For Thanksgiving, the Salvation Army will need at least 100 turkeys and caseloads of all the fixings that are part of a Thanksgiving meal. Much of the food they receive comes from the Imperial Valley and San Diego Food Banks and local stores, including Costco, Food4Less, Lucky’s, Wal-Mart, Target and Aldis. Community donations volunteers are also key to making Thanksgiving possible.
Then comes Christmas. Since October, The Salvation Army has been working in communities throughout the Imperial Valley from Calexico to Salton City to sign up families to receive a box of food and Christmas presents for children.
By Christmas, the Army expects they will have some 600 families signed up for the program.

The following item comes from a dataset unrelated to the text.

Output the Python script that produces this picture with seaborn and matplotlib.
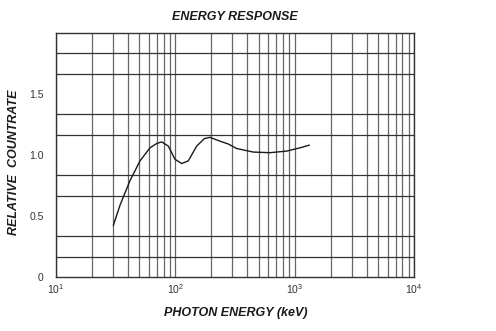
import matplotlib
matplotlib.use("Agg")
import matplotlib.pyplot as plt
import seaborn as sns
import pandas as pd
from matplotlib.ticker import FixedLocator, LogLocator, NullFormatter

# ---- data ----
energy_kev = [30.2, 34.4, 41.7, 50.6, 61.3, 70.0, 76.9, 87.3, 99.3, 113, 128.5,
              151, 175, 195, 237, 278, 327, 450, 621, 857, 1109, 1327]
relative_countrate = [0.422, 0.589, 0.790, 0.952, 1.059, 1.095, 1.107, 1.073, 0.965,
                      0.930, 0.952, 1.073, 1.134, 1.145, 1.113, 1.090, 1.053, 1.024,
                      1.019, 1.032, 1.059, 1.081]
y_tick_values = [0, 0.5, 1.0, 1.5]
y_tick_labels = ["0", "0.5", "1.0", "1.5"]
x_tick_values = [10, 100, 1000, 10000]
x_tick_labels = [r"$10^1$", r"$10^2$", r"$10^3$", r"$10^4$"]
y_grid_values = [k / 6 for k in range(1, 12)]

sns.set_theme(style="white")
plt.rcParams["font.family"] = ["Liberation Sans", "DejaVu Sans"]
plt.rcParams["mathtext.fontset"] = "custom"
plt.rcParams["mathtext.rm"] = "Liberation Sans"
plt.rcParams["mathtext.it"] = "Liberation Sans:italic"

df = pd.DataFrame({"energy": energy_kev, "rate": relative_countrate})

W, H = 496, 331
fig = plt.figure(figsize=(W / 100, H / 100), dpi=100)
ax = fig.add_axes([56 / W, 1 - 277 / H, 358 / W, 244 / H])

ax.set_xscale("log")
ax.set_xlim(10, 10000)
ax.set_ylim(0, 2.0)

# grid
ax.xaxis.set_major_locator(FixedLocator(x_tick_values))
ax.xaxis.set_minor_locator(LogLocator(base=10, subs=range(2, 10)))
ax.xaxis.set_minor_formatter(NullFormatter())
ax.set_xticks(x_tick_values)
ax.set_xticklabels(x_tick_labels)
ax.set_yticks(y_tick_values)
ax.set_yticklabels(y_tick_labels)
ax.set_yticks(y_grid_values, minor=True)

ax.grid(False)
ax.xaxis.grid(True, which="both", color="#666666", linewidth=0.9)
ax.yaxis.grid(True, which="minor", color="#333333", linewidth=0.9)
ax.set_axisbelow(True)

ax.tick_params(axis="both", which="both", length=0)
ax.tick_params(axis="x", which="major", pad=4, labelsize=7.5, labelcolor="#333333")
ax.tick_params(axis="y", which="major", pad=9, labelsize=7.5, labelcolor="#333333")

for s in ax.spines.values():
    s.set_color("#333333")
    s.set_linewidth(1.0)

sns.lineplot(data=df, x="energy", y="rate", ax=ax, color="#1a1a1a", linewidth=1.0)
ax.set_xlabel("")
ax.set_ylabel("")

fig.text(235 / W, 1 - 17 / H, "ENERGY RESPONSE", ha="center", va="center",
         fontsize=9, fontweight="bold", fontstyle="italic", color="#1a1a1a")
fig.text(236 / W, 1 - 313 / H, "PHOTON ENERGY (keV)", ha="center", va="center",
         fontsize=9, fontweight="bold", fontstyle="italic", color="#1a1a1a")
fig.text(14 / W, 1 - 162 / H, "RELATIVE  COUNTRATE", ha="center", va="center",
         rotation=90, fontsize=9, fontweight="bold", fontstyle="italic", color="#1a1a1a")

fig.savefig("out.png", dpi=100, facecolor="white")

Karla Amador, who has served as manager for The Salvation Army Thrift Store and as an administrator at the El Centro headquarters, said all the extra work during the holidays is worth it.
“When you give something to someone in need, you see their smiles and that counts for so much,” she said.
Along with preparing for the holiday meals and gathering presents for children, this is also a critical fund-raising time for the Army. The bell ringers with their Salvation Army kettles will soon be seen at storefronts throughout the Valley.
Antonio said the goal this year is to raise $60,000, and all of that money is put to use for The Salvation Army programs in the Imperial Valley.
Aide said to see the extent of need from those struggling without a job to children who don’t have enough food is heartbreaking, but it is even more so at this time of year, and it is their goal to let them know they are not alone.
“For us to do the work of The Salvation Army is to open them up that there can be a bright future.”